§ **WHAT YOU WILL DO**
Pull each line holding the word "code" from the data.

A block of data:
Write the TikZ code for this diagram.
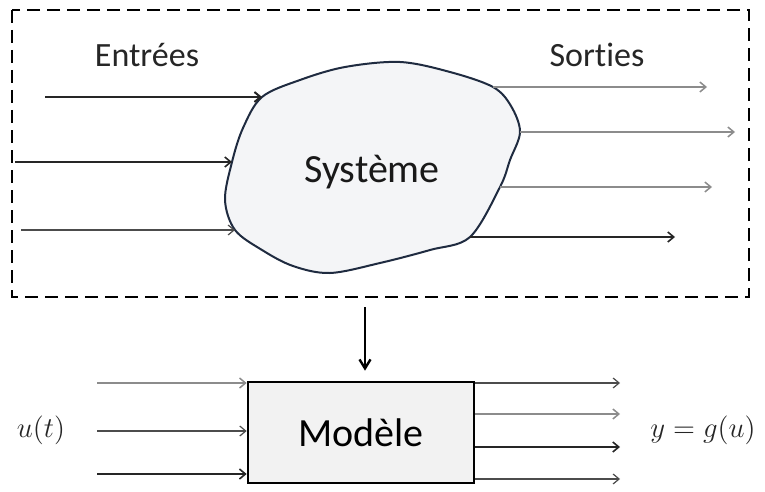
\documentclass[tikz,border=0pt]{standalone}
\usepackage{fontspec}
\setmainfont[Ligatures=NoCommon]{Carlito}
\usetikzlibrary{arrows.meta, positioning, calc}
\definecolor{blobline}{HTML}{1F2B40}
\definecolor{blobfill}{HTML}{F4F5F7}
\definecolor{boxfill}{HTML}{F2F2F2}

\begin{document}
\begin{tikzpicture}[
		x=0.5pt, y=-0.5pt,
		flow/.style={draw, line width=0.6pt, black!70, -{Straight Barb[length=3pt, width=5pt]}},
		flow_dark/.style={flow, black!85, line width=0.8pt},
		flow_light/.style={flow, black!45, line width=0.75pt},
		heading/.style={font=\fontsize{17}{20}\selectfont, text=black!85},
		sysname/.style={font=\fontsize{20}{24}\selectfont, text=black!90},
		mathlabel/.style={font=\fontsize{14}{17}\selectfont, text=black!85},
		modelbox/.style={rectangle, draw, line width=1.3pt, fill=boxfill, minimum width=113pt, minimum height=50.5pt, font=\fontsize{20}{24}\selectfont}
	]
	\useasboundingbox (0,0) rectangle (765,492);

	% System boundary
	\draw [line width=1.3pt, dash pattern=on 6.5pt off 3.5pt] (12,10) rectangle (749,297);

	% Points on the system outline
	\coordinate (in1) at (262,97);
	\coordinate (in2) at (232,162);
	\coordinate (in3) at (235,230);
	\coordinate (out1) at (493,87);
	\coordinate (out2) at (520,132);
	\coordinate (out3) at (500,187);
	\coordinate (out4) at (470,237);

	% System
	\filldraw [blobline, fill=blobfill, line width=1pt] plot [smooth cycle, tension=0.55] coordinates {(in1) (300,80) (345,67) (400,62) (450,72) (out1) (511,106) (out2) (510,160) (out3) (out4) (430,250) (380,263) (330,273) (293,266) (262,250) (in3) (225,200) (in2) (243,128)};
	\node [sysname] (sys) at (372,172) {Système};

	\node [heading] (entrees) at (147,55) {Entrées};
	\node [heading] (sorties) at (597,55) {Sorties};

	% Inputs and outputs of the system
	\coordinate (src1) at (45,97);
	\coordinate (src2) at (15,162);
	\coordinate (src3) at (21,230);
	\coordinate (dst1) at (707,87);
	\coordinate (dst2) at (735,132);
	\coordinate (dst3) at (712,187);
	\coordinate (dst4) at (675,237);

	\path [flow_dark, line width=1pt] (src1) -- (in1);
	\path [flow_dark] (src2) -- (in2);
	\path [flow] (src3) -- (in3);
	\path [flow_light] (out1) -- (dst1);
	\path [flow_light] (out2) -- (dst2);
	\path [flow_light] (out3) -- (dst3);
	\path [flow_dark] (out4) -- (dst4);

	% Model
	\node [modelbox] (modele) at (361,432.5) {Modèle};
	\coordinate (abstr) at (365,307);
	\path [draw, line width=1.2pt, -{Straight Barb[length=4.5pt, width=5.5pt]}, shorten >=5pt] (abstr) -- (abstr |- modele.north);

	% Inputs and outputs of the model
	\coordinate (u1) at (97,383);
	\coordinate (u2) at (97,431);
	\coordinate (u3) at (97,474);
	\coordinate (y1) at (620,383);
	\coordinate (y2) at (620,414);
	\coordinate (y3) at (620,447);
	\coordinate (y4) at (620,479);

	\path [flow_light] (u1) -- (u1 -| modele.west);
	\path [flow] (u2) -- (u2 -| modele.west);
	\path [flow_dark] (u3) -- (u3 -| modele.west);
	\path [flow] (modele.east |- y1) -- (y1);
	\path [flow_light] (modele.east |- y2) -- (y2);
	\path [flow_dark] (modele.east |- y3) -- (y3);
	\path [flow] (modele.east |- y4) -- (y4);

	\node [mathlabel] (uin) at (41,430) {$u(t)$};
	\node [mathlabel] (yout) at (703,430) {$y = g(u)$};

\end{tikzpicture}
\end{document}
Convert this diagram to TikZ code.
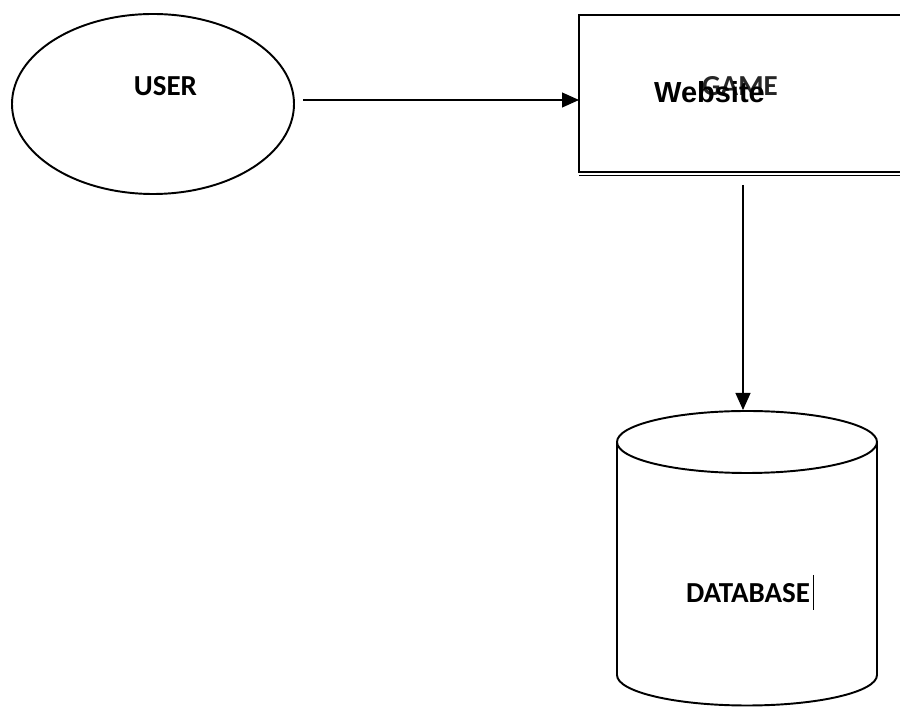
\documentclass[tikz,border=0pt]{standalone}
\usepackage{fontspec}
\setmainfont{Carlito}
\newfontfamily\arialfont{Liberation Sans}
\usetikzlibrary{arrows.meta,shapes.geometric}

\begin{document}
\begin{tikzpicture}[
    flow/.style={line width=0.6pt,-{Triangle[length=0.34cm,width=0.3cm]}},
    lbl/.style={font=\fontsize{16.5}{19}\selectfont\bfseries,inner sep=0pt}
  ]
  \useasboundingbox (0,0) rectangle (18,14.14);
  \clip (0,0) rectangle (18,14.14);
  % User
  \node[draw,ellipse,line width=1.1pt,outer sep=0pt,minimum width=5.64cm,minimum height=3.6cm] (user) at (3.06,12.06) {};
  \node[lbl] (userlbl) at (3.31,12.42) {USER};
  % Game box
  \node[draw,rectangle,line width=1.1pt,outer sep=0pt,anchor=north west,minimum width=7cm,minimum height=3.14cm] (game) at (11.58,13.84) {};
  \draw[line width=0.8pt] ([yshift=-0.07cm]game.south west) -- ++(7,0);
  \node[lbl,text=black!85] (gamelbl) at (14.80,12.42) {GAME};
  \node[lbl,font=\arialfont\fontsize{16.5}{19}\selectfont\bfseries] (weblbl) at (14.19,12.30) {Website};
  % Database
  \coordinate (dbtop) at (14.86,5.94);
  \draw[line width=1.1pt] (12.34,5.30) -- (12.34,0.64)
    arc[start angle=180,end angle=360,x radius=2.6,y radius=0.61] -- (17.54,5.30);
  \draw[line width=1.1pt] (14.94,5.30) ellipse [x radius=2.6,y radius=0.62];
  \node[lbl] (dblbl) at (14.96,2.28) {DATABASE};
  \draw[line width=0.4pt] ([xshift=0.06cm]dblbl.east) ++(0,0.36) -- ++(0,-0.7);
  % Connectors
  \coordinate (arrowy) at ([yshift=0.08cm]user.east);
  \coordinate (gamebot) at ([yshift=-0.26cm]game.south);
  \draw[flow] ([xshift=0.18cm]arrowy) -- (game.west |- arrowy);
  \draw[flow] (gamebot -| dbtop) -- (dbtop);
\end{tikzpicture}
\end{document}
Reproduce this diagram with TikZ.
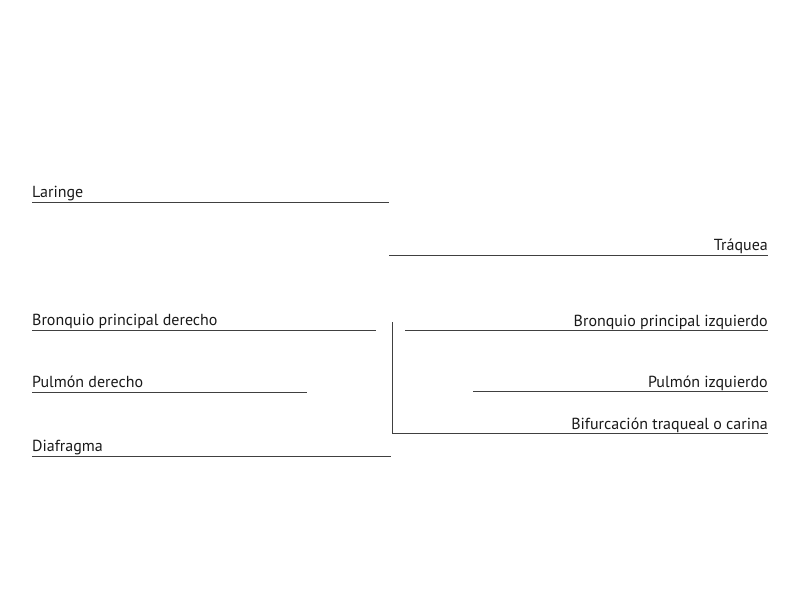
\documentclass[tikz,border=0pt]{standalone}
\usepackage{fontspec}
\setmainfont{PT Sans}
\usetikzlibrary{calc}

\begin{document}
\begin{tikzpicture}[x=1pt,y=-1pt,
    lbl/.style={inner sep=0pt,font=\fontsize{16}{19}\selectfont,text=black!90},
    rule/.style={draw=black!75,line width=1pt}]
            \useasboundingbox (0,0) rectangle (800,600);
            % left side labels
            \node[lbl,anchor=base west] (lar) at (32,197) {Laringe};
            \node[lbl,anchor=base west] (bpd) at (32,325) {Bronquio principal derecho};
            \node[lbl,anchor=base west] (pd) at (32,387) {Pulmón derecho};
            \node[lbl,anchor=base west] (dia) at (32,451) {Diafragma};
            % right side labels
            \node[lbl,anchor=base east] (tra) at (768,250) {Tráquea};
            \node[lbl,anchor=base east] (bpi) at (768,326) {Bronquio principal izquierdo};
            \node[lbl,anchor=base east] (pi) at (768,387) {Pulmón izquierdo};
            \node[lbl,anchor=base east] (bif) at (768,429) {Bifurcación traqueal o carina};
            % line ends
            \coordinate (lar1) at (32,202);  \coordinate (lar2) at (389,202);
            \coordinate (tra1) at (389,255); \coordinate (tra2) at (768,255);
            \coordinate (bpd1) at (32,330);  \coordinate (bpd2) at (376,330);
            \coordinate (bpi1) at (405,330); \coordinate (bpi2) at (768,330);
            \coordinate (pd1) at (32,392);   \coordinate (pd2) at (307,392);
            \coordinate (pi1) at (473,391);  \coordinate (pi2) at (768,391);
            \coordinate (bif0) at (392,322); \coordinate (bif1) at (392,433);
            \coordinate (bif2) at (768,433);
            \coordinate (dia1) at (32,456);  \coordinate (dia2) at (391,456);
            \draw[rule] (lar1) -- (lar2);
            \draw[rule] (tra1) -- (tra2);
            \draw[rule] (bpd1) -- (bpd2);
            \draw[rule] (bpi1) -- (bpi2);
            \draw[rule] (pd1) -- (pd2);
            \draw[rule] (pi1) -- (pi2);
            \draw[rule] (bif0) -- (bif1) -- (bif2);
            \draw[rule] (dia1) -- (dia2);
        \end{tikzpicture}
\end{document}
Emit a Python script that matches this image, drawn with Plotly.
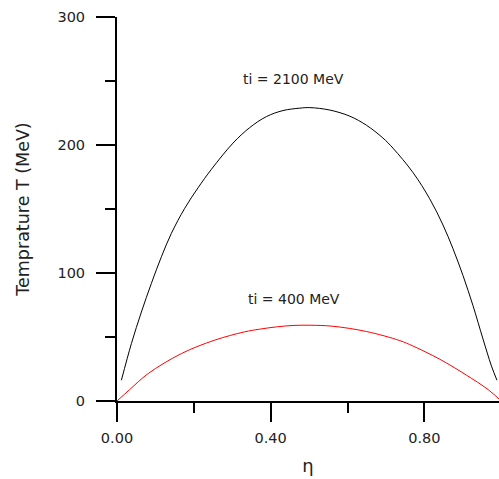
import plotly.graph_objects as go

# Data
eta_2100 = [0.0114, 0.0375, 0.0635, 0.0895, 0.1156, 0.1416, 0.1762, 0.2108, 0.2457,
            0.302, 0.345, 0.389, 0.432, 0.476, 0.502, 0.554, 0.606, 0.649, 0.692,
            0.7184, 0.7704, 0.8139, 0.8485, 0.8745, 0.9006, 0.9266, 0.9526, 0.9745, 0.989]
T_2100 = [16.2, 44.9, 69.5, 91.9, 112.7, 131.0, 150.5, 166.5, 181.0,
          201.5, 213.5, 222.2, 226.9, 228.8, 229.2, 227.3, 222.5, 215.5, 205.5,
          197.5, 178.5, 158.0, 137.5, 119.0, 98.0, 74.5, 48.5, 27.5, 16.2]

eta_400 = [0.0, 0.033, 0.081, 0.168, 0.254, 0.332, 0.371, 0.415, 0.458, 0.502,
           0.562, 0.649, 0.736, 0.770, 0.822, 0.857, 0.909, 0.966, 1.0]
T_400 = [0.0, 8.9, 21.4, 37.1, 47.5, 54.0, 56.1, 57.9, 59.0, 59.2,
         58.4, 54.3, 47.2, 43.0, 35.5, 29.8, 20.3, 8.9, 0.0]

labels = ["ti = 2100 MeV", "ti = 400 MeV"]
label_x = [0.46, 0.46]
label_y = [251.5, 79.5]

x_title = "η"
y_title = "Temprature T (MeV)"

FONT = "DejaVu Sans"
TXT = "#222"

fig = go.Figure()
fig.add_trace(go.Scatter(x=eta_2100, y=T_2100, mode="lines",
                         line=dict(color="black", width=1, shape="spline", smoothing=1.0),
                         showlegend=False))
fig.add_trace(go.Scatter(x=eta_400, y=T_400, mode="lines",
                         line=dict(color="#ff0000", width=1, shape="spline", smoothing=1.0),
                         showlegend=False))

for t, x, y in zip(labels, label_x, label_y):
    fig.add_annotation(x=x, y=y, xref="x", yref="y", text=t, showarrow=False,
                       font=dict(family=FONT, size=14, color=TXT),
                       xanchor="center", yanchor="middle")

fig.update_layout(
    width=499, height=479,
    margin=dict(l=117, r=0, t=17, b=78),
    paper_bgcolor="white", plot_bgcolor="white",
    font=dict(family=FONT, size=14, color=TXT),
)
fig.update_xaxes(
    range=[0, 0.9943], showgrid=False, zeroline=False,
    showline=True, linecolor="black", linewidth=2,
    ticks="outside", ticklen=19, tickwidth=2, tickcolor="black",
    tick0=0, dtick=0.4, tickformat=".2f", ticklabelstandoff=4,
    tickfont=dict(family=FONT, size=14.5, color=TXT),
    minor=dict(ticks="outside", ticklen=10, tickwidth=2, tickcolor="black", dtick=0.2, showgrid=False),
    title=dict(text=x_title, font=dict(family=FONT, size=18, color=TXT), standoff=14),
)
fig.update_yaxes(
    range=[0, 300], showgrid=False, zeroline=False,
    showline=True, linecolor="black", linewidth=2,
    ticks="outside", ticklen=19, tickwidth=2, tickcolor="black",
    tick0=0, dtick=100, ticklabelstandoff=8,
    tickfont=dict(family=FONT, size=14.5, color=TXT),
    minor=dict(ticks="outside", ticklen=10, tickwidth=2, tickcolor="black", dtick=50, showgrid=False),
    title=dict(text=y_title, font=dict(family=FONT, size=17.5, color=TXT), standoff=23),
)

fig.write_html("out.html")
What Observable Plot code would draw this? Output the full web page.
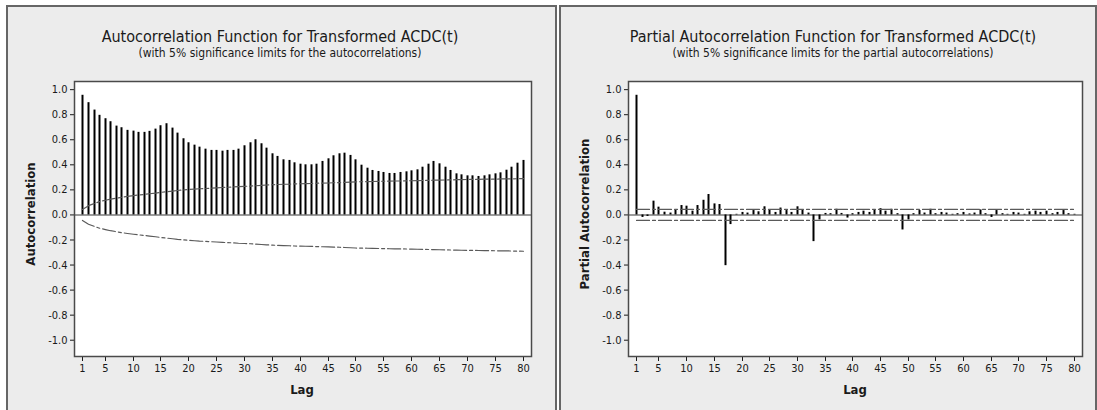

§ **REPLY TO THE TASK**
Write the TikZ code for this diagram.
Convert this diagram to TikZ code.
What Observable Plot code would draw this? Output the full web page.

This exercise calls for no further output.